The NHS was intended as a form of commons: resources held in common for individual and collective benefit, with every ‘shareholder’ having an equal interest. The 1942 Beveridge Report proposed it, and post-war Health Secretary Aneurin Bevan wasted no time in publishing the National Health Service Act in 1946.
1948 advertisements appealed to the public to register for healthcare and explained that the NHS belonged to them. In 1952, Bevan wrote: “The essence of a satisfactory health service is that the rich and the poor are treated alike, that poverty is not a disability, and wealth is not advantaged.”
Yet, four main areas of health service provision have now been given to private sector suppliers: backroom support, clinical outsourcing, soft services, and support services.
The financial transfer is from the public to private purses, charged to the public indirectly through taxes. Yes, the NHS is still in public hands and is not privatised in the purest sense. But there is no doubt that increasingly placing public service provision into private hands has brought profit into the arena of public health, as was never intended. Private companies must maximise profits to survive, demonstrating year-on-year growth. This is not compatible with healthcare access and public investment, and represents gradual privatisation from the inside-out.
This is concerning when the Government proposes, via the Health and Care Bill, to reduce competitive tendering in commissioning private healthcare services. Throughout the pandemic it has been criticised for providing a ‘VIP fast lane’ to private companies, paid vast sums to produce goods for the NHS, with little transparency or scrutiny.
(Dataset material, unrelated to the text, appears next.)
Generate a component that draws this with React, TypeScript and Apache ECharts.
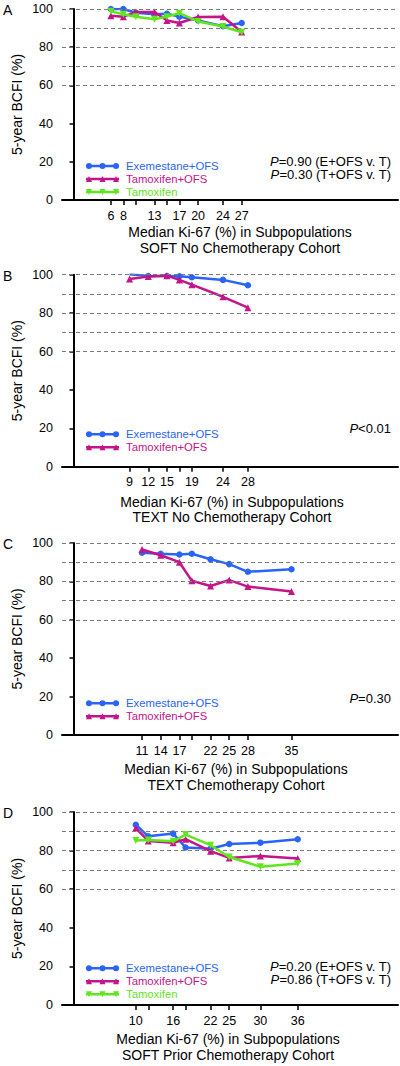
import React, { useEffect, useRef } from "react";
import * as echarts from "echarts";

// ---------- data ----------
const SERIES_NAMES = ["Exemestane+OFS", "Tamoxifen+OFS", "Tamoxifen"];

// Panel A: SOFT No Chemotherapy Cohort
const kiA = [6, 8, 10, 13, 15, 17, 20, 24, 27];
const kiLabelsA = [6, 8, 13, 17, 20, 24, 27];
const exeA = [100, 100, 98, 97.2, 97.5, 96, 94, 91, 92.7];
const tofA = [96.5, 96, 98.4, 98.4, 94, 92.7, 95.8, 95.9, 88];
const tamA = [98.8, 97.2, 95.9, 94.6, 96, 97.8, 93.5, 90.8, 87.8];
const pA = ["=0.90 (E+OFS v. T)", "=0.30 (T+OFS v. T)"];

// Panel B: TEXT No Chemotherapy Cohort
const kiB = [9, 12, 15, 17, 19, 24, 28];
const kiLabelsB = [9, 12, 15, 19, 24, 28];
const exeB = [100.2, 99.3, 99.3, 99.2, 98.7, 97.3, 94.5];
const tofB = [97.8, 99, 99.5, 97.3, 94.8, 88.5, 82.8];
const pB = ["<0.01"];

// Panel C: TEXT Chemotherapy Cohort
const kiC = [11, 14, 17, 19, 22, 25, 28, 35];
const kiLabelsC = [11, 14, 17, 22, 25, 28, 35];
const exeC = [94.9, 94.4, 94, 94.4, 91.5, 89, 85, 86.3];
const tofC = [96.6, 93.6, 90, 80.3, 77.6, 80.7, 77.3, 74.7];
const pC = ["=0.30"];

// Panel D: SOFT Prior Chemotherapy Cohort
const kiD = [10, 12, 16, 18, 22, 25, 30, 36];
const kiLabelsD = [10, 16, 22, 25, 30, 36];
const exeD = [93.4, 87.4, 88.8, 81.6, 81, 83.4, 84.1, 85.9];
const tofD = [91.7, 85, 84.1, 85.9, 79.7, 76.2, 77.2, 75.9];
const tamD = [85.2, 85.5, 84.8, 88.3, 82.8, 76.7, 71.6, 73.3];
const pD = ["=0.20 (E+OFS v. T)", "=0.86 (T+OFS v. T)"];

const refLines = [60, 70, 80, 90, 100];
const letters = ["A", "B", "C", "D"];
const xTitle = "Median Ki-67 (%) in Subpopulations";
const cohorts = [
  "SOFT No Chemotherapy Cohort",
  "TEXT No Chemotherapy Cohort",
  "TEXT Chemotherapy Cohort",
  "SOFT Prior Chemotherapy Cohort",
];
const yName = "5-year BCFI (%)";

const panelsData = [
  { ki: kiA, labels: kiLabelsA, vals: [exeA, tofA, tamA], p: pA },
  { ki: kiB, labels: kiLabelsB, vals: [exeB, tofB], p: pB },
  { ki: kiC, labels: kiLabelsC, vals: [exeC, tofC], p: pC },
  { ki: kiD, labels: kiLabelsD, vals: [exeD, tofD, tamD], p: pD },
];

// ---------- styles / layout ----------
const FONT = '"Liberation Sans", Arial, Helvetica, sans-serif';
const COLORS = ["#2a64f6", "#c4148a", "#5fe61c"];
const SYMBOLS = ["circle", "triangle", "triangle"];
const ROTATE = [0, 0, 180];
const ICONS = [
  "path://M0 1.8H33V4.2H0Z M0 3a3 3 0 1 1 6 0a3 3 0 1 1 -6 0Z M13.5 3a3 3 0 1 1 6 0a3 3 0 1 1 -6 0Z M27 3a3 3 0 1 1 6 0a3 3 0 1 1 -6 0Z",
  "path://M0 1.8H33V4.2H0Z M0 6L3 0L6 6Z M13.5 6L16.5 0L19.5 6Z M27 6L30 0L33 6Z",
  "path://M0 1.8H33V4.2H0Z M0 0L6 0L3 6Z M13.5 0L19.5 0L16.5 6Z M27 0L33 0L30 6Z",
];
const layout = [
  { top: 9, h: 191, legendY: 152, pY: 152, titleX: 240, t1: 32, t2: 48 },
  { top: 274.7, h: 192, legendY: 154.6, pY: 153.8, titleX: 232, t1: 35, t2: 50 },
  { top: 543, h: 192, legendY: 155.3, pY: 155.3, titleX: 236, t1: 34, t2: 50 },
  { top: 812, h: 193, legendY: 151.3, pY: 154, titleX: 228, t1: 34, t2: 50 },
];
const GRID_LEFT = 62;
const GRID_W = 336;
const X_MIN = -1.85;
const X_MAX = 52.1;

function buildOption() {
  const grid: any[] = [];
  const xAxis: any[] = [];
  const yAxis: any[] = [];
  const series: any[] = [];
  const legend: any[] = [];
  const graphic: any[] = [];

  panelsData.forEach((pd, i) => {
    const L = layout[i];
    grid.push({ left: GRID_LEFT, width: GRID_W, top: L.top, height: L.h });
    xAxis.push({
      gridIndex: i,
      type: "value",
      min: X_MIN,
      max: X_MAX,
      axisLine: { show: true, onZero: false, lineStyle: { color: "#000", width: 2 } },
      axisTick: { show: true, customValues: pd.ki, length: 5, lineStyle: { color: "#000", width: 1.5 } },
      axisLabel: { customValues: pd.labels, margin: 9, fontSize: 12.5, color: "#000", fontFamily: FONT },
      splitLine: { show: false },
    });
    yAxis.push({
      gridIndex: i,
      type: "value",
      min: 0,
      max: 100,
      interval: 20,
      axisLine: { show: true, lineStyle: { color: "#000", width: 2 } },
      axisTick: { show: true, length: 4, lineStyle: { color: "#000", width: 1.5 } },
      axisLabel: { margin: 9, fontSize: 12.5, color: "#000", fontFamily: FONT },
      splitLine: { show: false },
    });
    series.push({
      type: "line",
      name: "ref" + i,
      xAxisIndex: i,
      yAxisIndex: i,
      data: [],
      silent: true,
      z: 1,
      markLine: {
        silent: true,
        symbol: ["none", "none"],
        label: { show: false },
        lineStyle: { type: [4, 3], color: "#7a7a7a", width: 1 },
        emphasis: { disabled: true },
        data: refLines.map((v) => ({ yAxis: v })),
      },
    });
    const names: any[] = [];
    pd.vals.forEach((vals, k) => {
      series.push({
        type: "line",
        name: SERIES_NAMES[k],
        xAxisIndex: i,
        yAxisIndex: i,
        data: pd.ki.map((x, j) => [x, vals[j]]),
        symbol: SYMBOLS[k],
        symbolSize: k === 0 ? 6.5 : 7,
        symbolRotate: ROTATE[k],
        lineStyle: { width: 2.5, color: COLORS[k] },
        itemStyle: { color: COLORS[k], borderWidth: 0 },
        emphasis: { disabled: true },
        z: 3 + k,
      });
      names.push({ name: SERIES_NAMES[k], icon: ICONS[k], textStyle: { color: COLORS[k] } });
    });
    legend.push({
      orient: "vertical",
      left: 81,
      top: L.top + L.legendY - 6.5,
      itemWidth: 33,
      itemHeight: 6,
      itemGap: 0,
      selectedMode: false,
      itemStyle: { borderWidth: 0 },
      textStyle: { fontSize: 11.3, fontFamily: FONT, lineHeight: 13, padding: [0, 0, 0, 2] },
      data: names,
    });

    // panel letter
    graphic.push({
      type: "text",
      left: 3,
      top: L.top + 1 - 7,
      style: { text: letters[i], fontSize: 14, fontFamily: FONT, fill: "#000" },
    });
    // y axis name
    graphic.push({
      type: "text",
      x: 17,
      y: L.top + L.h / 2,
      rotation: Math.PI / 2,
      style: {
        text: yName,
        fontSize: 14,
        fontFamily: FONT,
        fill: "#000",
        align: "center",
        verticalAlign: "middle",
      },
    });
    const axisY = L.top + L.h;
    graphic.push({
      type: "text",
      x: L.titleX,
      y: axisY + L.t1,
      style: { text: xTitle, fontSize: 14, fontFamily: FONT, fill: "#000", align: "center", verticalAlign: "middle" },
    });
    graphic.push({
      type: "text",
      x: L.titleX,
      y: axisY + L.t2,
      style: { text: cohorts[i], fontSize: 14, fontFamily: FONT, fill: "#000", align: "center", verticalAlign: "middle" },
    });
    pd.p.forEach((t, k) => {
      graphic.push({
        type: "text",
        x: 391,
        y: L.top + L.pY + k * 13.5,
        style: {
          text: "{i|P}" + t,
          fontSize: 13,
          fontFamily: FONT,
          fill: "#000",
          align: "right",
          verticalAlign: "middle",
          rich: { i: { fontStyle: "italic", fontSize: 13, fontFamily: FONT, fill: "#000" } },
        },
      });
    });
  });

  return {
    animation: false,
    backgroundColor: "#fff",
    textStyle: { fontFamily: FONT },
    grid,
    xAxis,
    yAxis,
    series,
    legend,
    graphic,
  };
}

export default function App() {
  const ref = useRef<HTMLDivElement>(null);
  useEffect(() => {
    if (!ref.current) return;
    const chart = echarts.init(ref.current, undefined, { renderer: "svg" });
    chart.setOption(buildOption() as any);
    return () => chart.dispose();
  }, []);
  return (
    <div
      ref={ref}
      style={{ position: "absolute", left: 0, top: 0, width: 400, height: 1066, background: "#fff" }}
    />
  );
}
The planned sell-off of patient data has been halted after an outcry, at least for now. Chancellor Rishi Sunak is said to have met with US healthcare companies in California. An investigation by the Sunday National uncovered numerous links between Conservative MPs and private healthcare companies, involving copious donations. Can this Government be trusted, then, to prioritise wellbeing over profit?
At any rate, it has no electoral mandate to give private companies control over public health. The Conservative 2019 Manifesto promised: “20 hospital upgrades and 40 new hospitals… 50,000 more nurses and 6,000 more doctors… an extra 50 million general practice appointments a year… When we are negotiating trade deals, the NHS will not be on the table”. It said nothing of privatisation, by stealth or otherwise.
The private health model has changed the face of the welfare state. State services used to be entitlements available to all, but austerity has emaciated them. Public ownership gives everyone a voice in how services are managed and developed. Private ownership empowers a rich minority and is anti-democratic.
The NHS has always been funded primarily through general taxation. Your great-grandparents may have been the first in your family to invest in their own healthcare through this system. Your grandparents invested, your parents did the same, and now you do this for the next generations. The NHS is yours: your inheritance, probably your most valuable. Privatisation is the politics of pillaging.